Immediately confusion. How could Bishop not know?
But enter Turnbull. You’d expect an impressive speech in the Prime Minister’s courtyard with Turnbull flanked by key lieutenants like Treasurer Scott Morrison and deputy Julie Bishop.
He instead turned up an hour late at a Belconnen business to stand next to a boss who didn’t want the CFMEU to control his workplace – an issue of nth-order importance to most voters.
Only when a journalist asked did Turnbull say it was his “intention” to call the election for July 2, an answer so weak that he had to toughen it up in Parliament hours later.
This is how you start a campaign for your political life? When defeat would mean ruin for the Liberals and utter humiliation for yourself?
In contrast, Labor leader Bill Shorten strode up to a platform with deputy Tanya Plibersek and shadow treasurer Chris Bowen to tell voters the values and policies he would fight for at this election. Chalk, meet cheese.
But that was not the end of Tuesday’s misfires.
Turnbull told his partyroom that same day the election campaign hadn’t actually started, when voters could see with their own eyes it had.
Three Coalition MPs at that meeting then openly supported Labor’s election promise to call a royal commission into the banks, opposed by Turnbull.
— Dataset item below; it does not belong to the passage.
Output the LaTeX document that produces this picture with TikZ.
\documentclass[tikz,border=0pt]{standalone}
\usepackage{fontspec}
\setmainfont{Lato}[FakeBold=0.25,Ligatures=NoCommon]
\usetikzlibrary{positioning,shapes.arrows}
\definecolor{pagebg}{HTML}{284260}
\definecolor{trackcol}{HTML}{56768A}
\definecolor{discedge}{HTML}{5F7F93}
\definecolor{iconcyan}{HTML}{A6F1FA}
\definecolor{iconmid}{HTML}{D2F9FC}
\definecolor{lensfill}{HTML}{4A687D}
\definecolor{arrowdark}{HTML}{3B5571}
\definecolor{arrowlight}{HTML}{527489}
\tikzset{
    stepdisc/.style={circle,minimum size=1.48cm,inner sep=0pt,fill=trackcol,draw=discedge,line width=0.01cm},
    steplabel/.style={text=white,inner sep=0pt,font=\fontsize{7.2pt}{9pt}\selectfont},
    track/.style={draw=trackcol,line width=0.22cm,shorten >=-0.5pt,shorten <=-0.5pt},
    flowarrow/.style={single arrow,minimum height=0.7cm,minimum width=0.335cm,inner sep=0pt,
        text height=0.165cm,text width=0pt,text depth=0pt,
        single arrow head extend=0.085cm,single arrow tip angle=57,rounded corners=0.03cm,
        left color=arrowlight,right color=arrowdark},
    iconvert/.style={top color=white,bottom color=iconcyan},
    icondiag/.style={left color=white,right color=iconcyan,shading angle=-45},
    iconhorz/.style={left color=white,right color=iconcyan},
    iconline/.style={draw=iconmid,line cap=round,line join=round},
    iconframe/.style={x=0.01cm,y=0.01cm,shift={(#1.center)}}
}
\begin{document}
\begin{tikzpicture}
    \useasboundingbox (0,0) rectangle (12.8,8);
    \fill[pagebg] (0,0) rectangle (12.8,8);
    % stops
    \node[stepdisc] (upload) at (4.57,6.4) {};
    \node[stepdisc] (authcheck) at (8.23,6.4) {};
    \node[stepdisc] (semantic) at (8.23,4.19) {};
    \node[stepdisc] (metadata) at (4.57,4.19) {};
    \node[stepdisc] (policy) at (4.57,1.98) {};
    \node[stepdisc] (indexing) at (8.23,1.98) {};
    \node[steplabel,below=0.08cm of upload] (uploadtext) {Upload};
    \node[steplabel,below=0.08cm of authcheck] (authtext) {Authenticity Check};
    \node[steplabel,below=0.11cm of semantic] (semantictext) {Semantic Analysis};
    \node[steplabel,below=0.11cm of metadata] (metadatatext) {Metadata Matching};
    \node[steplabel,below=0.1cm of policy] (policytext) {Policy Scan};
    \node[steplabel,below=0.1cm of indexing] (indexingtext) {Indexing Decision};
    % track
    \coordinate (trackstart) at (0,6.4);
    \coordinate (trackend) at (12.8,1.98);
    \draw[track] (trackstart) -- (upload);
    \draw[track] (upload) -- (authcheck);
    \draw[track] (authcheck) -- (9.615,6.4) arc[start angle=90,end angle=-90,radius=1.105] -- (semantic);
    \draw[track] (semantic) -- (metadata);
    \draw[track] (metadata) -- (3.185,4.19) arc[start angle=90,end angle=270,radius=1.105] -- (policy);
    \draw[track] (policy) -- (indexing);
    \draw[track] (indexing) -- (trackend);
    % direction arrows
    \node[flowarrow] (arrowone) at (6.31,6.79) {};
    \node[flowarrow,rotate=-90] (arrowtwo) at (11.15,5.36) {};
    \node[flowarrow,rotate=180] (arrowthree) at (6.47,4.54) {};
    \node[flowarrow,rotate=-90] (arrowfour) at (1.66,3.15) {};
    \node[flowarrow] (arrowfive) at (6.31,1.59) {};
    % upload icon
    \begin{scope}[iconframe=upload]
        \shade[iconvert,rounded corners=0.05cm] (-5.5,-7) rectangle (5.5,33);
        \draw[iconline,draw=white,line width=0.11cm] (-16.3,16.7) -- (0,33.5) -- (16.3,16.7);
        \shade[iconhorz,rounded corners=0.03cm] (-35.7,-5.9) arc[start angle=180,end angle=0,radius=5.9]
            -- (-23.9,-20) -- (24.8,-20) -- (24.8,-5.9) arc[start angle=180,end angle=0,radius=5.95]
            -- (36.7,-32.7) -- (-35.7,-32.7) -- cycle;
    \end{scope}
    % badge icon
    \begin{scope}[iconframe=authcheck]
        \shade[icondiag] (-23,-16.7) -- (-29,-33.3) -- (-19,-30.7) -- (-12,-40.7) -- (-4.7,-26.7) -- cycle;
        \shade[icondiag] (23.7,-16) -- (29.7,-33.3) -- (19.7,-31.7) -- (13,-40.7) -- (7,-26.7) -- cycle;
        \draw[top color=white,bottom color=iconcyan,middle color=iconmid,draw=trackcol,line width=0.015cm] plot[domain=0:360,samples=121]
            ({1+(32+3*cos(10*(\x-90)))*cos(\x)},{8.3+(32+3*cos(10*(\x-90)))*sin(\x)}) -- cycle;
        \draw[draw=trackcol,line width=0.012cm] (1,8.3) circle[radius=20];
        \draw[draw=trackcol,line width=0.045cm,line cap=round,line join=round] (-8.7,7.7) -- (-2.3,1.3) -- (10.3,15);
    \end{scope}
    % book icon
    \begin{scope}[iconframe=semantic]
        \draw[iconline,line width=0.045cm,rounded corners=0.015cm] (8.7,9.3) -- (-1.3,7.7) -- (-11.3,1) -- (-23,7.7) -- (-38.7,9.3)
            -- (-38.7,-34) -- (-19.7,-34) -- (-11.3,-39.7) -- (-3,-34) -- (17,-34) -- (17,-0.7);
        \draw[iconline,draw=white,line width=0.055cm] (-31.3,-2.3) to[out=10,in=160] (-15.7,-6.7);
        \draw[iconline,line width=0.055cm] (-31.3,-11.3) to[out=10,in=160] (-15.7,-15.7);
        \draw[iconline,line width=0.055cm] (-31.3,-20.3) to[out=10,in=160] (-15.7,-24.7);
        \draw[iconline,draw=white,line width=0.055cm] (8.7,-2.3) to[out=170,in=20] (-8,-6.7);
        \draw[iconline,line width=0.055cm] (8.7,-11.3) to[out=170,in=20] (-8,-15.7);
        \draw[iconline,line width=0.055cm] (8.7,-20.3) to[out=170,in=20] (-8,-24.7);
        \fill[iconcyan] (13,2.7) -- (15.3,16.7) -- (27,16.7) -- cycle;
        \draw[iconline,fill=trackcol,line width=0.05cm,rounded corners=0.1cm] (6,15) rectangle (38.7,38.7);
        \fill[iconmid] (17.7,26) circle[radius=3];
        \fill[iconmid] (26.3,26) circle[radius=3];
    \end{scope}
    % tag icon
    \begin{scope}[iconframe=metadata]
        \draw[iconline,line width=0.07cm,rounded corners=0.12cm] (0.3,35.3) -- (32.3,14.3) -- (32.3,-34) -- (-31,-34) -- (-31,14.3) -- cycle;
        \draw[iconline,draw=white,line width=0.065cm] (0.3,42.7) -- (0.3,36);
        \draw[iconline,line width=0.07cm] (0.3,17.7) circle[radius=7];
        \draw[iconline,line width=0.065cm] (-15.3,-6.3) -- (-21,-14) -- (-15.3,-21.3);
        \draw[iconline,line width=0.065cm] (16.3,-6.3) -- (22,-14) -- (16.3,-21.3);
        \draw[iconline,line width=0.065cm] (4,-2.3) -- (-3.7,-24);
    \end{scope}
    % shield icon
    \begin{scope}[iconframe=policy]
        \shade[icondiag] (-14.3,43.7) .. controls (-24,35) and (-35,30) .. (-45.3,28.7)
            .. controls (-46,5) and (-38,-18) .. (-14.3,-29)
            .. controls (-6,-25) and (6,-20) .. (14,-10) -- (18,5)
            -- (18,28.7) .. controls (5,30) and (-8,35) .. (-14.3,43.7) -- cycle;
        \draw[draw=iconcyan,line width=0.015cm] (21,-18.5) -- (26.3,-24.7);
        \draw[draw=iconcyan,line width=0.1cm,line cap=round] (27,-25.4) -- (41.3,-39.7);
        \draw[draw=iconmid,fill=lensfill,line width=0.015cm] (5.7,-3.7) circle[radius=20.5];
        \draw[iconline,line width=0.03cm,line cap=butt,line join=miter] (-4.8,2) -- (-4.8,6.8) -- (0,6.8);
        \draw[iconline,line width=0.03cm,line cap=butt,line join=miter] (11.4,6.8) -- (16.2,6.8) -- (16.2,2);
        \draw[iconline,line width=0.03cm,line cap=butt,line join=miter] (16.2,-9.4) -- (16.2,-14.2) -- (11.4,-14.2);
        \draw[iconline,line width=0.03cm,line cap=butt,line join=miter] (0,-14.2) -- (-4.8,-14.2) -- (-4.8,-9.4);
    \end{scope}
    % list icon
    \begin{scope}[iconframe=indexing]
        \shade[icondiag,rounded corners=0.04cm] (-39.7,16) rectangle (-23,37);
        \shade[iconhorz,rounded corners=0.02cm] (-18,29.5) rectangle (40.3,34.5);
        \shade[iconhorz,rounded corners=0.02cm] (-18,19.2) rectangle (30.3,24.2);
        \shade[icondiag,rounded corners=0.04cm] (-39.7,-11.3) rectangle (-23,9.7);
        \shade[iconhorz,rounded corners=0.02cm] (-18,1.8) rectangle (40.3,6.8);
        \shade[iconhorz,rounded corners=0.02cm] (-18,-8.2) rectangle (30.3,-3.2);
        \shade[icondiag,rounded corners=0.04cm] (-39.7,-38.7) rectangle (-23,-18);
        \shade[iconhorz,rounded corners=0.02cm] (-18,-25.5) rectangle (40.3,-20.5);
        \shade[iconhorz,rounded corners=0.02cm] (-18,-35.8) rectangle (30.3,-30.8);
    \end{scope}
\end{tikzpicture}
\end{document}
This wasn’t the only sign of disunity. Another Government MP, Warren Entsch, told journalists he’d hung up on Turnbull in disgust after his Cairns electorate missed out on a big share of a naval shipbuilding contract.
Yet another Liberal, Dennis Jensen, who has lost his preselection, attacked his own leadership for “all of these pie in the sky ideas [that] come out of nowhere”.
Is this a team or a rabble?
On it went. The Government’s scripts for a TV campaign to spruik its Budget – with taxpayers’ money, mind you – had fallen the night before into the hands of Sky News’ Paul Murray in what Labor gleefully hyped as a “humiliating” leak of core budget details.
And by Tuesday’s end, Labor and the Greens ambushed the Government by getting the Senate to agree to a snap inquiry next month into political donations that will drag before it Cabinet Secretary Arthur Sinodinos, who already faces questions about what he knew of illegal donations as NSW Liberal party Treasurer.
How could the day go so wrong? Bear in mind that one great advantage of being in Government is that you get to pick the election date that best suits you, so you can start with a bang.
Moreover, the Liberals also face what should be a sitting target: a Labor Party that actually boasts it will raise taxes by another $100 billion in 10 years and blow most of it on yet more spending. A party, what’s more, that will bring back another kind of carbon tax.
Turnbull should still win this election, but if he doesn’t get a Peta Credlin to kick his campaign team into shape, he’ll have thrown it away.